At the conference, which ended yesterday, Borland presented his work from the Global Arenas of Knowledge project. This initiative aims to gather and highlight contributions made by researchers from Australia, Brazil and South Africa in the areas of HIV/AIDS, gender studies and climate change.
“The picture that is emerging from this study is of both the contribution to these fields being made by Southern researchers and of the unequal terrain in which this contribution takes place,” said Borland.
Researchers from 56 countries gathered at the forum to discuss the latest progress in social science and hear the latest knowledge about addressing problems affecting different societies and humanity. In advance of the meeting, ministers from some of the world’s poorest countries — including Djibouti, Eritrea, Somalia and Sudan — signed a declaration to support social science in their countries.

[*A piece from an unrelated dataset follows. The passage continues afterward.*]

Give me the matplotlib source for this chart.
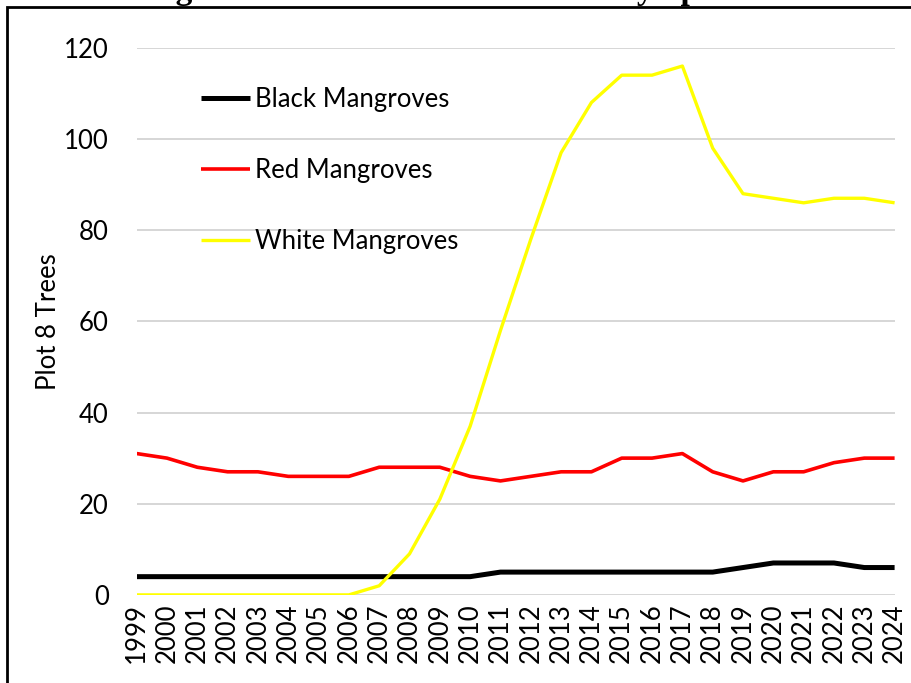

At the meeting, researchers discussed how conventional academic metrics, such as citation indices, disadvantage researchers in developing countries whose work is less focused on getting published. Their intentions might be to solve problems on the ground, but international journals would not reflect such efforts, the conference heard.
The Energy Research Centre at the University of Cape Town was mentioned as an example. The centre is the country’s leading climate change research institution, but it focuses on joint projects between state representatives, academics, industry and NGOs. As a result, much of its output is in the form of policy briefs, not journal articles, the audience was told. In the lead up to COP 21, the UN’s climate change summit in Paris, France, due to take place in December, the debate around climate change should recognise alternative approaches to climate science, according to Blessings Chinsinga, an agriculture researcher at the University of Malawi.
“If climate change is to be dealt with, it will require international partnerships,” he told SciDev.Net. “We want to be able to contribute to global climate change knowledge to influence policy design.”